### [DATA TO USE]
# # #
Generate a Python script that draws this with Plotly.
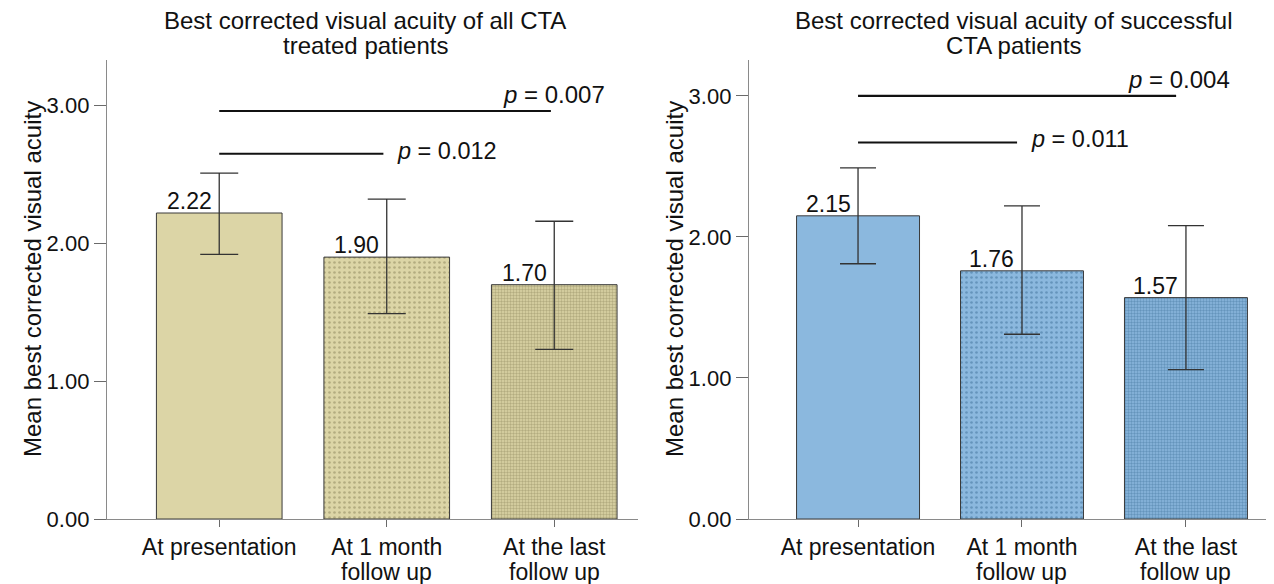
# # #
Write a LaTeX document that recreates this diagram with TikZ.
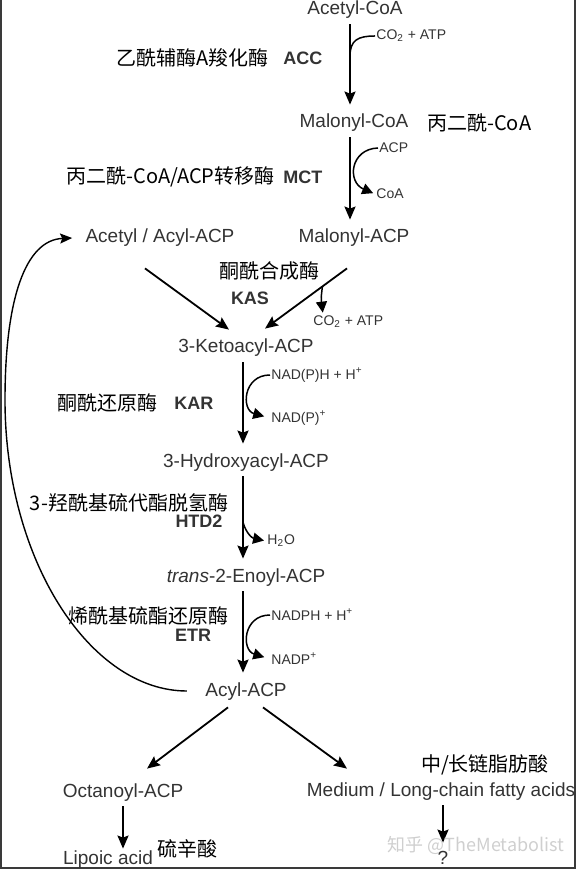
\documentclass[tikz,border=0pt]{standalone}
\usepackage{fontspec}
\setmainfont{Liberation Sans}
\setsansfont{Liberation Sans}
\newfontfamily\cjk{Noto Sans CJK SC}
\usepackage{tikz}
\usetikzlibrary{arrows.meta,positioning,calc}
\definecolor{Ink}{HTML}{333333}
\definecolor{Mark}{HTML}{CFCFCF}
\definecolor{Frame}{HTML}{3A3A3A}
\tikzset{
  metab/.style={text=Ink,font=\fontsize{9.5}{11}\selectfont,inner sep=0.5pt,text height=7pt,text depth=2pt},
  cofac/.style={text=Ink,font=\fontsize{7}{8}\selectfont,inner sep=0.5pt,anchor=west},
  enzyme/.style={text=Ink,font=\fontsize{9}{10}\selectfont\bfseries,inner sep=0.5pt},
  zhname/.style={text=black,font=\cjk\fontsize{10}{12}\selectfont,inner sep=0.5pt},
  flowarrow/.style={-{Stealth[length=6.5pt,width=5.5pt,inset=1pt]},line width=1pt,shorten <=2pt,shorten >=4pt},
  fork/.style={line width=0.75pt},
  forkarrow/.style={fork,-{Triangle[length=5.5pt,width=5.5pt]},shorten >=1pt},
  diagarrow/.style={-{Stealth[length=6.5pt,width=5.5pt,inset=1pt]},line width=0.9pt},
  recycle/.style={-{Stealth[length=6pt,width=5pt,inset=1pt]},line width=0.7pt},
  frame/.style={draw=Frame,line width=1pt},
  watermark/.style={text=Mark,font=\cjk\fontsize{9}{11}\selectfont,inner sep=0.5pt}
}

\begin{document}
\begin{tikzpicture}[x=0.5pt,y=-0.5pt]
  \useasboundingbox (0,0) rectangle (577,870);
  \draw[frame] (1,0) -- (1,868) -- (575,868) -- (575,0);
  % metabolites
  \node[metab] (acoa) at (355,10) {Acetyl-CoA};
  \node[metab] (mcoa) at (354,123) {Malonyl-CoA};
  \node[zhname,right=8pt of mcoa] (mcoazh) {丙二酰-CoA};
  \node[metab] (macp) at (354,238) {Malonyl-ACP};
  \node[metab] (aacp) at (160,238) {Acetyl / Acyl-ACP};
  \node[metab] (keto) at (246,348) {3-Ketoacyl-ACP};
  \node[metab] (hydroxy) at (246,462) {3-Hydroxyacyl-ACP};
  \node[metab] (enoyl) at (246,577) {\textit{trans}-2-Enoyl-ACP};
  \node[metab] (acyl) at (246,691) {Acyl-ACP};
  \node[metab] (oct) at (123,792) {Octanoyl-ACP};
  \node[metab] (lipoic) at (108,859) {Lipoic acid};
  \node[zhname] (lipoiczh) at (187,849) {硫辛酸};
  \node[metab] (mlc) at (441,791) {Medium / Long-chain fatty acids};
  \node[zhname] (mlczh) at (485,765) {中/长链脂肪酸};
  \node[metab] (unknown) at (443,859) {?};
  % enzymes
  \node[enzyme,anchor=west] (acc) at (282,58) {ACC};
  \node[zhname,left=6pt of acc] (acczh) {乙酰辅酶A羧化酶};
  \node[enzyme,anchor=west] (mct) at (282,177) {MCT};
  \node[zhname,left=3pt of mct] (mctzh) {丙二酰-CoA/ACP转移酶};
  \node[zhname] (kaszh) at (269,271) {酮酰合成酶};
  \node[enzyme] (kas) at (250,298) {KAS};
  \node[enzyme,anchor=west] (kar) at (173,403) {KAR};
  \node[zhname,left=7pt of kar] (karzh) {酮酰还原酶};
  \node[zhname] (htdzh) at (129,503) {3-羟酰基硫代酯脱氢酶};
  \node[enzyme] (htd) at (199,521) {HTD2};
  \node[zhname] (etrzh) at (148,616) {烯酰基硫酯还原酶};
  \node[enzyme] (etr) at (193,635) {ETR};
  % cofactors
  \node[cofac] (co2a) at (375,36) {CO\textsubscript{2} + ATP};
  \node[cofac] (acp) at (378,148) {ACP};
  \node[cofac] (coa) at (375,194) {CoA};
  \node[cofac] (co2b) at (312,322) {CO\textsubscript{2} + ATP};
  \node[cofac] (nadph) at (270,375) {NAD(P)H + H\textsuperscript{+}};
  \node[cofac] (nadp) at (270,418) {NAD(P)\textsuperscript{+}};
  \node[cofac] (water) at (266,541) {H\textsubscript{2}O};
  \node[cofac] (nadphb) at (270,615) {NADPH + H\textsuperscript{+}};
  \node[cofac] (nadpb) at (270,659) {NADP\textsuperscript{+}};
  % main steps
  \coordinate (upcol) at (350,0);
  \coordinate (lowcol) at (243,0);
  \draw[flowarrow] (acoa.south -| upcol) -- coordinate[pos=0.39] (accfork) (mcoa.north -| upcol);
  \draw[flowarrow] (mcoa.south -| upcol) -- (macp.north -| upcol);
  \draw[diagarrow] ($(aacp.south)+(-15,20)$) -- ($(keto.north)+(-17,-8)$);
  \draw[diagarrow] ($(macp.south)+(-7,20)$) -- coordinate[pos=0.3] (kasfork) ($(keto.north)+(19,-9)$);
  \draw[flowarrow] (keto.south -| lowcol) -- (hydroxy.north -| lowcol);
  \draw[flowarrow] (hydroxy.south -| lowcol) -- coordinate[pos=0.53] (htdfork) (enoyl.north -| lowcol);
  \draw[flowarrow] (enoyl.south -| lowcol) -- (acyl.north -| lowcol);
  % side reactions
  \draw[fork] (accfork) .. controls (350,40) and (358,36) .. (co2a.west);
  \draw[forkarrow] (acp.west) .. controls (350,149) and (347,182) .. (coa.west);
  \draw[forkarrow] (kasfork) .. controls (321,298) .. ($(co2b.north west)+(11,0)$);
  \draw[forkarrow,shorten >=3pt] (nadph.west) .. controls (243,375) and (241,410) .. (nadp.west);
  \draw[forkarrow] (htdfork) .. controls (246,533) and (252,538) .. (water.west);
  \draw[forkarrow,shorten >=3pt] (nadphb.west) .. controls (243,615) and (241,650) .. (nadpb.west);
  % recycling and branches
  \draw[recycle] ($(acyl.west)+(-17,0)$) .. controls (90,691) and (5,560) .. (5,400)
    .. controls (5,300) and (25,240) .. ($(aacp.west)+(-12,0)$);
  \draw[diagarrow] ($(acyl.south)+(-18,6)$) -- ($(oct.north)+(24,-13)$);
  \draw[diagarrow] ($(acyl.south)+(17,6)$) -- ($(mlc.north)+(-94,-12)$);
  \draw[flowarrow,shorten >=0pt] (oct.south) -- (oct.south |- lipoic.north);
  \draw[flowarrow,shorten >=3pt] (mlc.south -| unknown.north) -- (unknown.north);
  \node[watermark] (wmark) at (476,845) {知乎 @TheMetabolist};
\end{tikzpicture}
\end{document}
# # #
### [EXERCISE]
Copy whichever lines in the listing above contain the word "that".

### [RESPONSE BELOW]
Generate a Python script that draws this with Plotly.
Write a LaTeX document that recreates this diagram with TikZ.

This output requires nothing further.